As for the bullet points, it seems that this guy likes to define importance by adding more and more simple text effects to the copy. Regular font – explaining the listed item. Bold and Bullet Point – item being listed. Bold, Underline, and Colon – title grouping the items to be listed. I’m surprised that the big font on the front isn’t bolded, underlined, italicized, drop shadowed, given a rainbow overlay, glowing, and has a strike-through. Oh, and maybe an arrow with text that says “This is really important.” But in a non-ironic way. Photoshop has many filters and effects, and can do many, many things. This does not mean you need to do all of them at once.
Dog’s back. I have no idea why, I could assume it’s a speech bubble and the dog talks. Or maybe the ‘switch kit’ comes with a terrier.

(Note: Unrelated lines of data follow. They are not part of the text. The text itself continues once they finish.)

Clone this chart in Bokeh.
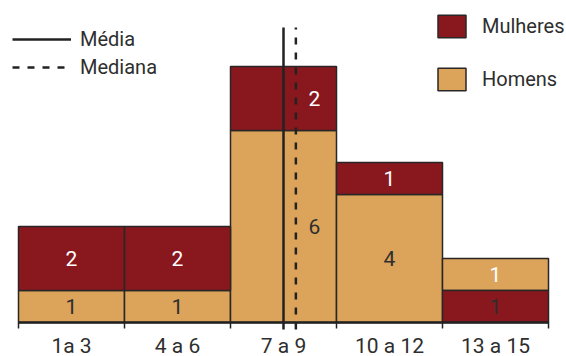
from bokeh.plotting import figure
from bokeh.models import ColumnDataSource, Legend, LegendItem, Range1d
from bokeh.core.properties import value
from bokeh.embed import file_html
from bokeh.resources import INLINE

# ---- data ----
categorias = ["1a 3", "4 a 6", "7 a 9", "10 a 12", "13 a 15"]
idade_min = [1, 4, 7, 10, 13]
idade_max = [3, 6, 9, 12, 15]
homens = [1, 1, 6, 4, 1]
mulheres = [2, 2, 2, 1, 1]
homens_embaixo = [True, True, True, True, False]
media = 8.0
mediana = 8.35

# ---- style ----
FONT = "Roboto"
COR_M = "#89181E"
COR_H = "#DBA45A"
CONTORNO = "#2B2626"
TXT = "#2E2E2E"
FS = "21px"
FS_LEG = "20px"
PX_Y = 32.0  # pixels per count (approx)

W, H = 566, 356
left_edges = [a - 0.5 for a in idade_min]
right_edges = [b + 0.5 for b in idade_max]
centers = [(l + r) / 2 for l, r in zip(left_edges, right_edges)]

x0, x1 = left_edges[0], right_edges[-1]
sx = (x1 - x0) / 530.0
p = figure(width=W, height=H, output_backend="svg", toolbar_location=None,
           x_range=Range1d(x0 - 18 * sx, x1 + 18 * sx),
           y_range=Range1d(-34 / PX_Y, 322 / PX_Y),
           x_axis_location=None, y_axis_location=None, min_border=0,
           outline_line_color=None, background_fill_color="white")
p.grid.visible = False

# stacked segments
h_bottom, h_top, m_bottom, m_top = [], [], [], []
for h, m, hb in zip(homens, mulheres, homens_embaixo):
    if hb:
        h_bottom.append(0); h_top.append(h); m_bottom.append(h); m_top.append(h + m)
    else:
        m_bottom.append(0); m_top.append(m); h_bottom.append(m); h_top.append(m + h)

src_h = ColumnDataSource(dict(left=left_edges, right=right_edges, bottom=h_bottom, top=h_top))
src_m = ColumnDataSource(dict(left=left_edges, right=right_edges, bottom=m_bottom, top=m_top))
rh = p.quad(left="left", right="right", bottom="bottom", top="top", source=src_h,
            fill_color=COR_H, line_color=CONTORNO, line_width=1.5)
rm = p.quad(left="left", right="right", bottom="bottom", top="top", source=src_m,
            fill_color=COR_M, line_color=CONTORNO, line_width=1.5)

# value labels
lab_x, lab_y, lab_t, lab_c, lab_off = [], [], [], [], []
for i, (h, m, hb) in enumerate(zip(homens, mulheres, homens_embaixo)):
    off = 31 if idade_min[i] <= mediana <= idade_max[i] + 0.5 else 0
    for val, b, t in ((h, h_bottom[i], h_top[i]), (m, m_bottom[i], m_top[i])):
        lab_x.append(centers[i]); lab_y.append((b + t) / 2); lab_t.append(str(val))
        # top segment label is white, bottom segment label dark
        lab_c.append("white" if b > 0 else TXT)
        lab_off.append(off)
p.text(x="x", y="y", text="t", text_color="c", x_offset="o",
       source=ColumnDataSource(dict(x=lab_x, y=lab_y, t=lab_t, c=lab_c, o=lab_off)),
       text_font=value(FONT), text_font_size=value(FS),
       text_align="center", text_baseline="middle")

# mean / median
top_line = (322 - 27) / PX_Y
bot_line = -7 / PX_Y
r_media = p.segment(x0=[media], y0=[bot_line], x1=[media], y1=[top_line],
                    line_color="#222222", line_width=2.5)
r_mediana = p.segment(x0=[mediana], y0=[bot_line], x1=[mediana], y1=[top_line],
                      line_color="#222222", line_width=2.5, line_dash="7 8")

# x axis drawn with glyphs
p.segment(x0=[x0], y0=[0], x1=[x1], y1=[0], line_color="#222222", line_width=2.5)
p.segment(x0=left_edges + [x1], y0=0, x1=left_edges + [x1], y1=-6 / PX_Y,
          line_color="#222222", line_width=1.5)
p.text(x=centers, y=[0] * len(centers), text=categorias, y_offset=23,
       text_font=value(FONT), text_font_size=value(FS), text_color=TXT,
       text_align="center", text_baseline="middle")

# legends
leg1 = Legend(items=[LegendItem(label="Média", renderers=[r_media]),
                     LegendItem(label="Mediana", renderers=[r_mediana])],
              location=(12, H - 81), glyph_width=59, glyph_height=28, label_height=28,
              spacing=0, padding=0, margin=0, label_standoff=9,
              label_text_font=FONT, label_text_font_size=FS_LEG, label_text_color=TXT,
              border_line_color=None, background_fill_alpha=0)
leg2 = Legend(items=[LegendItem(label="Mulheres", renderers=[rm]),
                     LegendItem(label="Homens", renderers=[rh])],
              location=(434, H - 93), glyph_width=35, glyph_height=28, label_height=28,
              spacing=25, padding=0, margin=0, label_standoff=13,
              label_text_font=FONT, label_text_font_size=FS_LEG, label_text_color=TXT,
              border_line_color=None, background_fill_alpha=0)
p.add_layout(leg1)
p.add_layout(leg2)

open("out.html", "w").write(file_html(p, INLINE))
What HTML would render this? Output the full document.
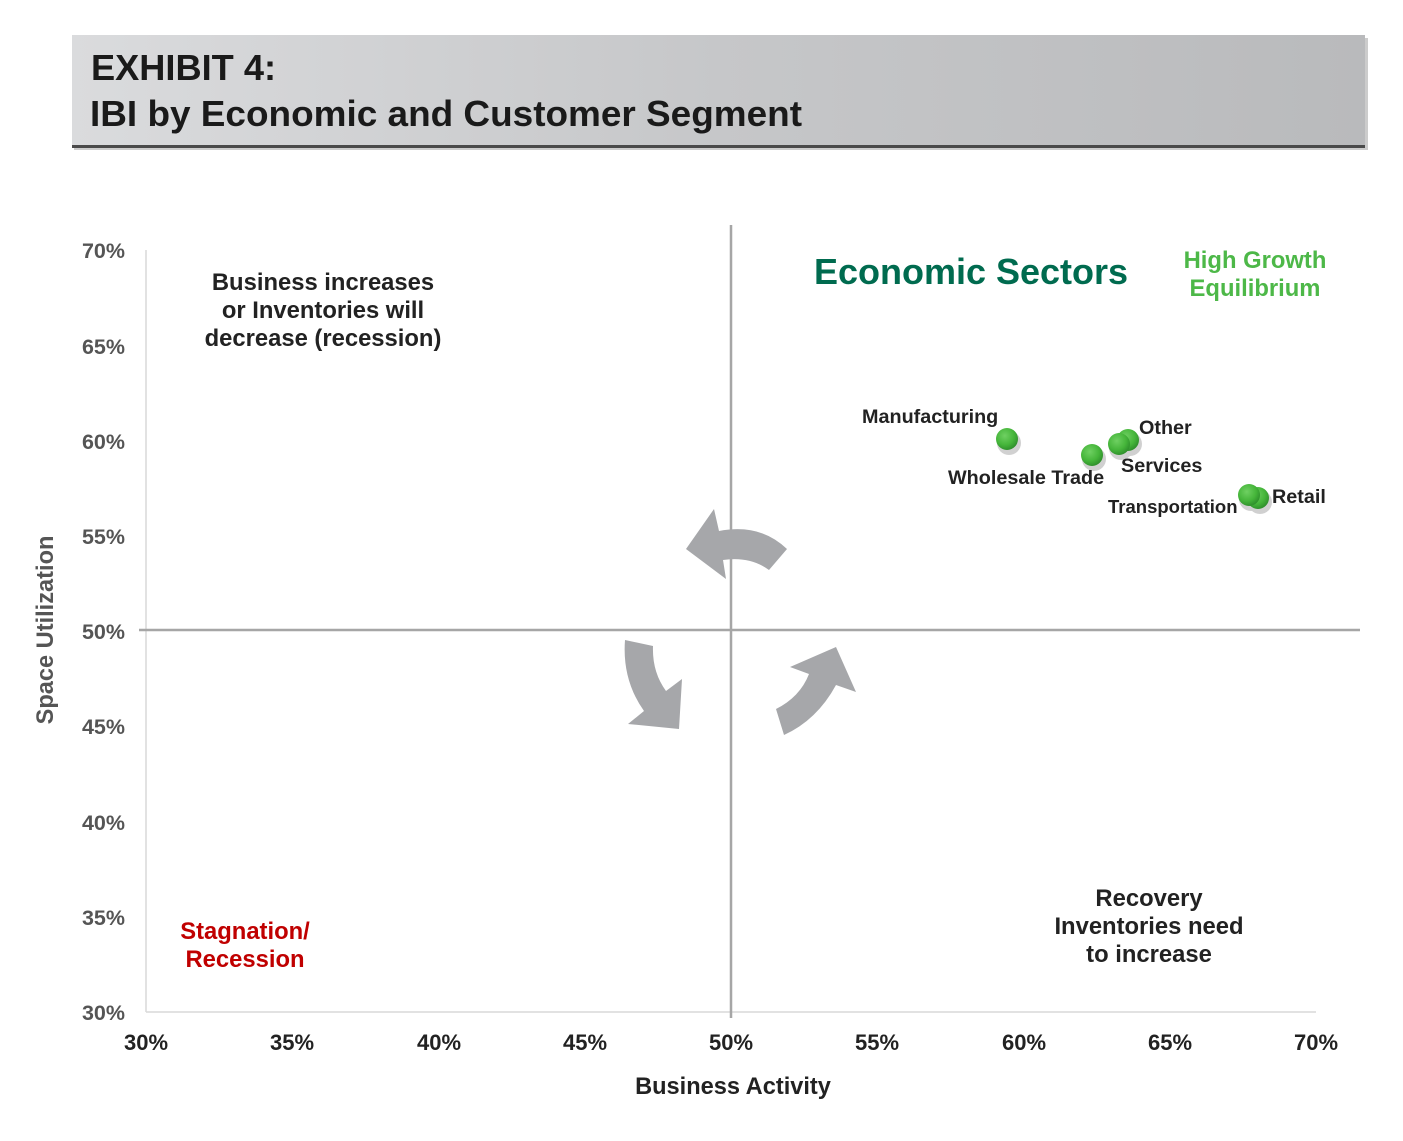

Or a coupon for the local Korean restaurant.
A few things: the ‘Do More with…’ and ‘Get More with’ can be punched up a bit more. Those are two good lines to draw together and make the centralized anchor in the design. And you can do that without adding 8,345 filters and effects to the text. And once again we have drop shadow on a white background…..just….no. It even makes the text harder to read.
The one thing I don’t get is this – ‘Do U R2’? Is that the branding? If that’s the case, why is it pushed to the bottom right and nearly forgotten? How come that’s the first time we see it? And why the lame serif font? Why not dress it up a bit and make it more of a branding image? Is that because it would then be good? I mean, branding images with company and product mottos have obviously never really worked – ‘Have it your way’, ‘I’m lovin’ it’, ‘The ultimate driving machine’. The guy is on the cutting edge of design 150 years ago.

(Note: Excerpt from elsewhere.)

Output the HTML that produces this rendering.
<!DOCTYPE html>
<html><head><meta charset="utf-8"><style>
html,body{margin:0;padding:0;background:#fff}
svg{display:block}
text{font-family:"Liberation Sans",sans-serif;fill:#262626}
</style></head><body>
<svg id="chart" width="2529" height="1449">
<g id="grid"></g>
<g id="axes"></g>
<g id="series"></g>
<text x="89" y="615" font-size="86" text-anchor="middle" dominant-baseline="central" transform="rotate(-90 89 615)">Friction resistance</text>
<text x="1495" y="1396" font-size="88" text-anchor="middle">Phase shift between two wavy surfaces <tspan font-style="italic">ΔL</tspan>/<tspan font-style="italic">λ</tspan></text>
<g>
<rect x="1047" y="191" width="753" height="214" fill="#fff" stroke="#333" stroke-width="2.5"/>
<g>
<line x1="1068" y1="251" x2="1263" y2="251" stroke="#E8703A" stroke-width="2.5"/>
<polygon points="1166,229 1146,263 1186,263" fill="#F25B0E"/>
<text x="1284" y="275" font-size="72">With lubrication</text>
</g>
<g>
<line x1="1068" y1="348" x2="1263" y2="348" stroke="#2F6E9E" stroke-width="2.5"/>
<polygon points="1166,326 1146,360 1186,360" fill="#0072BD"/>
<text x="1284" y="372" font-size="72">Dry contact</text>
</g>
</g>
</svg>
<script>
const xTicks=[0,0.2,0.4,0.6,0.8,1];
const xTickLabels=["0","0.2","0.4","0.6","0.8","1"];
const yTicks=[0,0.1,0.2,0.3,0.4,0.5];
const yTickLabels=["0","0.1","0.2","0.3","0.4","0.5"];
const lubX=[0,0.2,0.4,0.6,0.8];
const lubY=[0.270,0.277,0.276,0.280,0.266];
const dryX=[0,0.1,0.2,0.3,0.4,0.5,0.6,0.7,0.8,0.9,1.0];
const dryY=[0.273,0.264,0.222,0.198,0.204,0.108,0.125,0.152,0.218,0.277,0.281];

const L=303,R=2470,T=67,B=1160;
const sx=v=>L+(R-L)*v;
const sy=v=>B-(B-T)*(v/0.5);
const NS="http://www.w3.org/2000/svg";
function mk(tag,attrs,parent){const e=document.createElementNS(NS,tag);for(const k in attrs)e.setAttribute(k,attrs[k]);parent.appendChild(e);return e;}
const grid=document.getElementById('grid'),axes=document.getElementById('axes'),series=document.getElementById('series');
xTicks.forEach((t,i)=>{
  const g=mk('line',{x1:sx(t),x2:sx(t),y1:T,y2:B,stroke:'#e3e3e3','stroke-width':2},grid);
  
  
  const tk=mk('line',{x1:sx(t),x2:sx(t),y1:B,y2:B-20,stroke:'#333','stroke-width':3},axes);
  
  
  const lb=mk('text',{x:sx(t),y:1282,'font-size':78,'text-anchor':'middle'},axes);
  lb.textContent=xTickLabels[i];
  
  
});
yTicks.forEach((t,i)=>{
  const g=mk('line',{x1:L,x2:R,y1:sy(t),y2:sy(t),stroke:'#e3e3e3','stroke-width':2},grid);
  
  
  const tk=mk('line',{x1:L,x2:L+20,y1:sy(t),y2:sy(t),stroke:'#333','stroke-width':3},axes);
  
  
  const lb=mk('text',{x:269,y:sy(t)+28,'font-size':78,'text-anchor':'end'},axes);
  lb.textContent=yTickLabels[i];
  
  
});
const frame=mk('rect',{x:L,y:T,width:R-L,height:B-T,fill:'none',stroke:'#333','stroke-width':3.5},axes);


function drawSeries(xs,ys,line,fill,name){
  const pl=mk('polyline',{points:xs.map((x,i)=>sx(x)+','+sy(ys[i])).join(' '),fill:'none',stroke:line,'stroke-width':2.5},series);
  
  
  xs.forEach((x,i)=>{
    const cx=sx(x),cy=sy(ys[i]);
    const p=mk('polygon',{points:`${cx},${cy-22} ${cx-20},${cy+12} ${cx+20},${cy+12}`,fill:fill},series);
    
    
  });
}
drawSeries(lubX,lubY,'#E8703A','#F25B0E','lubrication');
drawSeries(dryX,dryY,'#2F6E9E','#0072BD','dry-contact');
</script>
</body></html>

But, I want to leave with my favorite part. In the first block of copy, there’s a line that goes, “These two accounts separately are awesome, and combined create the most powerful combination in personal banking.” Okay, that’s a bit much. Granted, after seeing the info on the checking account’s overdraft policy I was nursing a semi, but it’s nothing to dry hump my ledger about. As I’m reading that, I’m picturing the commercial with re-edited clips of Captain Planet combining the powers of Checking, Savings, CD’s, Equity Loans, and Heart to save the world in the most douche-bag hippy way.
That line does give the image that the tellers at this bank probably would beat up the tellers at my bank, but that’s probably because my bank is filled with really fat old women in their 50’s who probably have dentists for husbands and took the job to get out of the house. Because you can only spend so much time staring at the dust gathering on the exercise furniture you bought off of the television before you need to find something else to do. And that something else is obviously sitting 8 hours a day and making me wait 25 minutes while you add.